Em 2020, em pleno governo de Jair Bolsonaro, um servidor do Instituto Nacional de Seguro Social (INSS) apresentou à polícia do Distrito Federal, segundo reportagem da Rede Globo, uma denúncia de desvios ilegais em benefícios de aposentados e de pensionistas.
Assim que fez a denúncia, o servidor, que era da direção central do INSS, começou a receber ameaças de morte. Ele atuava na área de análises dos descontos nos benefícios e informou que as ameaças de morte começaram assim que ele identificou as irregularidades.

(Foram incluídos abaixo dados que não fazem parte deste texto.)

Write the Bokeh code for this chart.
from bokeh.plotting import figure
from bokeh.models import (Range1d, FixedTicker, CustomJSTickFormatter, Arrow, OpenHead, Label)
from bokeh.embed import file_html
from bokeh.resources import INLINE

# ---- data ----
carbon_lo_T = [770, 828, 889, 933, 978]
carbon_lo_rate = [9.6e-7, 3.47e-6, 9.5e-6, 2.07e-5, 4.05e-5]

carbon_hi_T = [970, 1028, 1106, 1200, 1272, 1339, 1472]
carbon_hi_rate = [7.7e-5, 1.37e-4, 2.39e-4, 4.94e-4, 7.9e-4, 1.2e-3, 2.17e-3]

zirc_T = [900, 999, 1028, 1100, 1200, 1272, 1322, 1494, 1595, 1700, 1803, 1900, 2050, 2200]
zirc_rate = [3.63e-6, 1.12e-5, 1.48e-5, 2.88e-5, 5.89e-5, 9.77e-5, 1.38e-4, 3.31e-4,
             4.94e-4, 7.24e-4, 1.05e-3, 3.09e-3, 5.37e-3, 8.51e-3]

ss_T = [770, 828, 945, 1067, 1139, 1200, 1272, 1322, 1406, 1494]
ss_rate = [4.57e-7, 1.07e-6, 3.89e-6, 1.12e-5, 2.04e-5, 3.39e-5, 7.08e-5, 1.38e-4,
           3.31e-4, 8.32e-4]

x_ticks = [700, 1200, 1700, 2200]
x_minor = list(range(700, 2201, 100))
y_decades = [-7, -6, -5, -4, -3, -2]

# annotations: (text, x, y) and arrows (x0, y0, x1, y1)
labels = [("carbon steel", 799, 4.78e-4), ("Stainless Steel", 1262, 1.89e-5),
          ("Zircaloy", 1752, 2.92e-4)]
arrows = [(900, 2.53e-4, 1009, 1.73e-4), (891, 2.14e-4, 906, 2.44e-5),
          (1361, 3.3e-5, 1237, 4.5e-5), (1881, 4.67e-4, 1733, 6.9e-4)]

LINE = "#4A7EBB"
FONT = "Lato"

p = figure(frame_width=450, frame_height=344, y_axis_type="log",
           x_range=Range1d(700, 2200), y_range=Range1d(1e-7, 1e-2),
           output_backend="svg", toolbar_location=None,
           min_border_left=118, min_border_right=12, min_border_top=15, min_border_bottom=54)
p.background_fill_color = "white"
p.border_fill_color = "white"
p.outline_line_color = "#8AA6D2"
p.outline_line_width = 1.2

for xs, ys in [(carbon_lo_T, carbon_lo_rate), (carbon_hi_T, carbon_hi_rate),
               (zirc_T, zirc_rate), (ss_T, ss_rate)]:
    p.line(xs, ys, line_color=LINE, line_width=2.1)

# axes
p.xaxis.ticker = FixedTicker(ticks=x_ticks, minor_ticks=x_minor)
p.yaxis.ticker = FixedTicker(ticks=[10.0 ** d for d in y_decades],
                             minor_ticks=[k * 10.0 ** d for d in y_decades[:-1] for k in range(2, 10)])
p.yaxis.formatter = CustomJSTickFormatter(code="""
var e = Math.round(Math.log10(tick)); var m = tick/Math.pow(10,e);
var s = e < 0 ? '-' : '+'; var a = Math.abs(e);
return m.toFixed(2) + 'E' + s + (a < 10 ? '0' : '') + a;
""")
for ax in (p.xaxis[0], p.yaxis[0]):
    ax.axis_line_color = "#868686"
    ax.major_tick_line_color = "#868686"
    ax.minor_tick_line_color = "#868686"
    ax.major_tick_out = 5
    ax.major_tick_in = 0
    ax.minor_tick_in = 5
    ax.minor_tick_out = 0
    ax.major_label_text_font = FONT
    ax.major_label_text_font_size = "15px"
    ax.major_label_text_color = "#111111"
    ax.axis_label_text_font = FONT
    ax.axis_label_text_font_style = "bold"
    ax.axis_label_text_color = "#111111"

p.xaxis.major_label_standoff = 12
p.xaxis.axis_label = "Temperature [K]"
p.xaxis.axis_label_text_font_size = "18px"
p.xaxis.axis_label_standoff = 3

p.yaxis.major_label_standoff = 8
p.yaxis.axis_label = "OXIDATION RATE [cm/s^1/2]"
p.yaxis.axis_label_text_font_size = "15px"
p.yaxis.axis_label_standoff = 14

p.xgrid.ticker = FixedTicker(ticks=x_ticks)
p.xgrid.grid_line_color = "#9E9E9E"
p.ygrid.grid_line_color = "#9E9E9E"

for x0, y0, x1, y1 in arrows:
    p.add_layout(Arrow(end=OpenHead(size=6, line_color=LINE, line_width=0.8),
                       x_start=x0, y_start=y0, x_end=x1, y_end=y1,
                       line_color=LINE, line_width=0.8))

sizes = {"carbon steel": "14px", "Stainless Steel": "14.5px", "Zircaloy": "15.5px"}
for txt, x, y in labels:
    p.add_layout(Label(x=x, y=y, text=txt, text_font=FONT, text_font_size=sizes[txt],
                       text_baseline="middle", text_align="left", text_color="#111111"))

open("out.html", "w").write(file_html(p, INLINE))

“Na época que a Diretoria de Benefícios estava cortando ali os ACTs (Acordo de Cooperação Técnica), estava fazendo uma auditoria em cima deles, alguns servidores receberam ameaças, isso foi falado lá dentro. O coordenador que estava atuando em cima dos ACTs e também o diretor. Eles receberam ameaças justo no período onde que ‘tavam’ enviando ali as auditorias dos descontos associativos”, disse ele à reportagem, na condição de anonimato.
O servidor foi chamado para depor em inquérito da Polícia Civil Civil do Distrito Federal em fevereiro de 2021. Ele repetiu as denúncias de descontos irregulares em benefícios feitos pela Conafer – a Confederação Nacional de Agricultores Familiares e Empreendedores Familiares Rurais.

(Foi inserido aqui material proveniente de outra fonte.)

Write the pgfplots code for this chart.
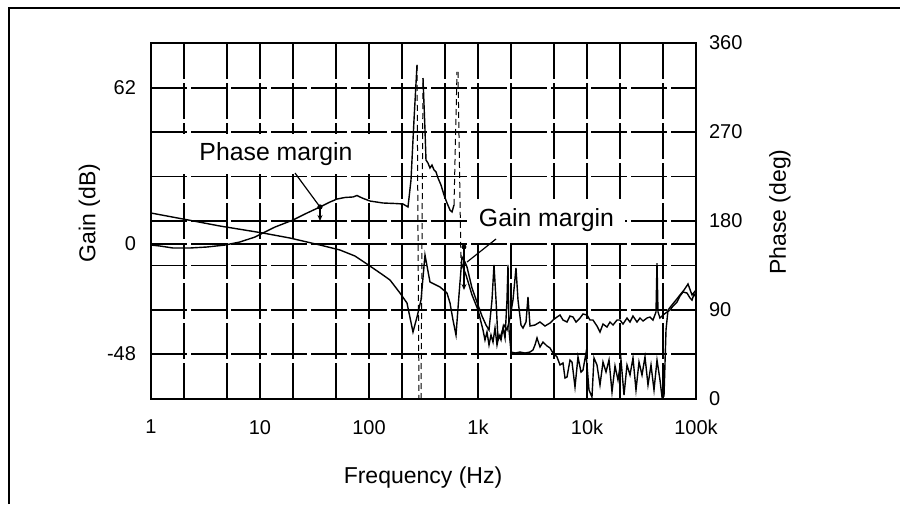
\documentclass[border=0pt]{standalone}
\usepackage{fontspec}
\setmainfont{Liberation Sans}
\usepackage{pgfplots}
\pgfplotsset{compat=1.18}
\usetikzlibrary{arrows.meta}

\begin{document}
\begin{tikzpicture}
\path[use as bounding box] (0,0) rectangle (450pt,252pt);
\draw[line width=1pt] (4.5pt,0) -- (4.5pt,248pt) -- (450pt,248pt);

% gain, left axis
\begin{axis}[
  scale only axis, width=272.5pt, height=178pt,
  at={(75.5pt,52.5pt)}, anchor=south west,
  xmode=log, xmin=1, xmax=100000,
  ymin=-61.6, ymax=79.9,
  major tick length=0pt, minor tick length=0pt,
  ticklabel style={font=\fontsize{10}{12}\selectfont},
  grid style={black, line width=0.75pt, dash pattern=on 18pt off 2pt},
  /pgf/number format/assume math mode=true,
  axis line style={line width=1pt},
  xtick={1,2,5,10,20,50,100,200,500,1000,2000,5000,10000,20000,50000,100000},
  xticklabels={1,,,10,,,100,,,1k,,,10k,,,100k},
  xticklabel style={yshift=-7pt},
  ytick={-43.7,0,62}, yticklabels={-48,0,62},
  yticklabel style={xshift=-4pt},
  ytick pos=left, xtick pos=bottom,
  xmajorgrids, ymajorgrids,
]
\addplot[black, line width=0.7pt, no markers] coordinates {
  (1,12.32) (1.966,9.94) (4.295,7.15) (10.65,4.37) (18.85,2.38) (35.52,-0.40)
  (54.20,-2.38) (74.40,-4.77) (95.87,-7.95) (134.4,-12.32) (155.9,-14.31)
  (192.5,-19.48) (223.1,-23.45) (253.3,-34.98) (275.7,-29.01) (300.0,-22.26)
  (326.4,-4.37) (362.7,-15.10) (448.1,-17.09) (519.5,-19.48) (553.5,-23.45)
  (589.6,-30.21) (628.4,-36.17) (669.4,-20.27) (713.2,-5.17) (759.8,-7.15)
  (792.8,-9.14) (881.1,-17.49) (1000,-24.24) (1088,-28.62) (1184,-32.19)
  (1262,-34.18) (1344,-22.26) (1402,-8.35) (1463,-22.26) (1526,-38.16)
  (1626,-36.17) (1732,-32.19) (1845,-34.18) (1966,-29.41) (2094,-22.26)
  (2231,-9.54) (2328,-22.26) (2480,-32.19) (2587,-33.39) (2757,-31.00)
  (2875,-21.07) (3000,-32.59) (3333,-32.19) (3705,-31.00) (4118,-32.59)
  (4577,-31.40) (4876,-30.21) (5307,-29.01) (5653,-28.22) (6023,-30.21)
  (6554,-31.00) (6983,-28.62) (7440,-29.01) (7928,-31.00) (8627,-29.41)
  (9190,-27.82) (10000,-28.22) (10650,-30.21) (11350,-30.21) (12350,-32.59)
  (13160,-34.98) (14020,-31.80) (15260,-32.99) (16260,-31.00) (17320,-32.19)
  (18850,-30.21) (20080,-30.21) (21400,-31.80) (23280,-29.41) (24800,-31.00)
  (26420,-28.62) (28750,-31.00) (30640,-29.41) (32640,-30.60) (35520,-29.41)
  (37840,-29.01) (40310,-30.21) (42960,-27.03) (43870,-7.55) (44810,-27.03)
  (46730,-29.41) (49800,-28.22) (54200,-27.03) (57740,-26.23) (61520,-24.64)
  (66940,-23.05) (71320,-20.67) (75980,-19.08) (82680,-19.48) (88110,-21.46)
  (91900,-22.26) (95870,-19.87) (100000,-21.07)
};
\end{axis}

% phase, right axis
\begin{axis}[
  scale only axis, width=272.5pt, height=178pt,
  at={(75.5pt,52.5pt)}, anchor=south west,
  xmode=log, xmin=1, xmax=100000,
  ymin=0, ymax=360,
  major tick length=0pt, minor tick length=0pt,
  ticklabel style={font=\fontsize{10}{12}\selectfont},
  grid style={black, line width=0.75pt, dash pattern=on 18pt off 2pt},
  /pgf/number format/assume math mode=true,
  hide x axis, axis y line*=right, axis line style={draw=none},
  ytick={0,45,...,360}, yticklabels={0,,90,,180,,270,,360},
  yticklabel style={xshift=3pt},
  ymajorgrids,
]
\addplot[black, line width=0.7pt, no markers] coordinates {
  (1,155.7) (1.21,154.7) (1.59,152.7) (2.28,152.7) (3.26,153.7) (4.77,155.7)
  (6.55,158.8) (9.0,163.8) (10.65,167.9) (13.73,173.9) (20.08,181.0)
  (25.87,187.1) (35.52,194.2) (43.87,199.2) (50.86,202.2) (60.23,203.8)
  (71.32,204.3) (77.61,205.8) (86.26,203.3) (102.1,200.2) (134.4,198.2)
  (173.2,197.7) (205.1,197.2) (227.9,194.2) (242.8,221.5) (258.7,282.1)
  (275.7,337.8)
};
\addplot[black, line width=0.5pt, densely dashed, no markers] coordinates {(275.7,337.8) (287.5,0)};
\addplot[black, line width=0.5pt, densely dashed, no markers] coordinates {(300.0,0) (312.9,324.6)};
\addplot[black, line width=0.7pt, no markers] coordinates {
  (312.9,324.6) (326.4,272.0) (333.3,241.7) (347.8,238.6) (362.7,233.6)
  (378.4,236.6) (394.8,231.6) (411.8,229.6) (429.5,223.5) (457.7,216.4)
  (487.6,206.3) (519.5,198.2) (553.5,191.1) (577.4,189.1) (602.3,196.2)
};
\addplot[black, line width=0.5pt, densely dashed, no markers] coordinates {(602.3,196.2) (641.7,330.7)};
\addplot[black, line width=0.5pt, densely dashed, no markers] coordinates {(655.4,330.7) (698.2,138.5)};
\addplot[black, line width=0.7pt, no markers] coordinates {
  (698.2,138.5) (776.1,125.4) (881.1,105.2) (1000,90.0) (1111,69.8)
  (1159,59.7) (1209,67.8) (1262,54.6) (1316,64.7) (1373,57.6) (1432,71.8)
  (1494,54.6) (1559,64.7) (1626,59.7) (1696,71.8) (1770,61.7) (1845,100.1)
  (1885,135.5) (1925,69.8) (2008,47.5) (2184,46.5) (2428,47.5) (2699,46.5)
  (3000,47.5) (3196,49.6) (3333,54.6) (3478,61.7) (3705,52.6) (3948,57.6)
  (4296,53.6) (4577,51.6) (4876,46.5) (5307,42.5) (5653,34.4) (6023,36.4)
  (6284,21.2) (6554,22.2) (6983,39.4) (7284,37.4) (7761,12.1) (8268,42.5)
  (8811,27.3) (9190,29.3) (9791,46.5) (10430,9.1) (11110,2.0) (11590,41.5)
  (12350,34.4) (13160,14.2) (14020,37.4) (14940,27.3) (15920,39.4)
  (16960,7.1) (18070,33.4) (19250,19.2) (20510,39.4) (21850,4.0)
  (23280,34.4) (24800,24.3) (26420,41.5) (28150,9.1) (30000,37.4)
  (31960,24.3) (34050,42.5) (36270,14.2) (38660,34.4) (41180,9.1)
  (43870,39.4) (46730,19.2) (48760,2.0) (50860,3.0) (53070,69.8)
  (55350,90.0) (60230,95.1) (65540,100.1) (71320,105.2) (77610,110.2)
  (84460,116.3) (91900,105.2) (100000,110.2)
};

% annotations
\node[fill=white, inner xsep=9.75pt, inner ysep=4pt,
      font=\fontsize{12.4}{14}\selectfont] at (axis cs:14.02,247.8) {Phase margin};
\draw[line width=0.6pt] (axis cs:20.95,228.5) -- (axis cs:35.52,194.2);
\fill (axis cs:35.52,194.2) circle (1.3pt);
\draw[line width=0.6pt, -{Stealth[length=3pt,width=2.5pt]}]
  (axis cs:35.52,194.2) -- (axis cs:35.52,180);

\node[fill=white, inner xsep=5.5pt, inner ysep=4pt,
      font=\fontsize{12.4}{14}\selectfont] at (axis cs:4250,180.5) {Gain margin};
\draw[line width=0.6pt] (axis cs:1463,161.8) -- (axis cs:792.8,138.5);
\fill (axis cs:744,153.7) circle (1.2pt);
\draw[line width=0.6pt, -{Stealth[length=3pt,width=2.5pt]}]
  (axis cs:744,153.7) -- (axis cs:744,110.2);
\end{axis}

\node[rotate=90, font=\fontsize{11.5}{13}\selectfont] at (44.75pt,145.5pt) {Gain (dB)};
\node[rotate=90, font=\fontsize{11.5}{13}\selectfont] at (390pt,146pt) {Phase (deg)};
\node[font=\fontsize{11.5}{13}\selectfont] at (211.5pt,13pt) {Frequency (Hz)};
\end{tikzpicture}
\end{document}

Ele informou que em 2020 houve um aumento repentino e anormal em comparação com outras associações; que, em janeiro de 2020, a Conafer tinha cerca de 80 mil filiados com desconto nos benefícios previdenciários e em outubro de 2020 esse número superou 250 mil. Nesse mês, o acordo da Conafer estava suspenso.
O acordo da entidade foi suspenso em setembro de 2020, após servidores do órgão identificarem irregularidades. Em outubro, o então presidente do INSS, Leonardo Rolim, transferiu da Diretoria de Benefícios para a Diretoria de Atendimento a responsabilidade por analisar esses acordos. A mudança foi uma artimanha para que a Conafer fosse reabilitada. Na época, a Conafer chegou a homenagear o então diretor de atendimento do INSS, Jobson de Paiva Sales, responsável por reverter a suspensão.
Um relatório da CGU – Controladoria-Geral da União de 2024 mostra que a Conafer foi a entidade que mais aumentou o volume de descontos entre 2019 e 2024 em números absolutos. Passando de R$ 400 mil por ano em 2019 para R$ 57 milhões em 2020 e R$ 202 milhões em 2023.
Em março de 2021, o presidente da Conafer, Carlos Roberto Ferreira Lopes, prestou depoimento na investigação da Polícia Civil. Ele disse que “a Conafer ou seus integrantes não foram responsáveis pela inserção de descontos indevidos nos benefícios de aposentados e pensionistas, mas, sim, se tal fato ocorreu, a responsabilidade seria da Dataprev” – empresa pública federal que processa os pagamentos do INSS.
De acordo com a Polícia Civil, há indícios de que, entre 2019 e 2020, Carlos Roberto e a esposa dele, Bruna Braz, negociaram cinco imóveis, incluindo uma fazenda avaliada em R$ 3 milhões. Ainda em 2021, a Justiça do DF decidiu que a competência para investigar o caso era da Polícia Federal. Mas a operação para desarticular o esquema só ocorreu em abril de 2025, que acabou levando à queda do ministro da Previdência e do presidente do INSS.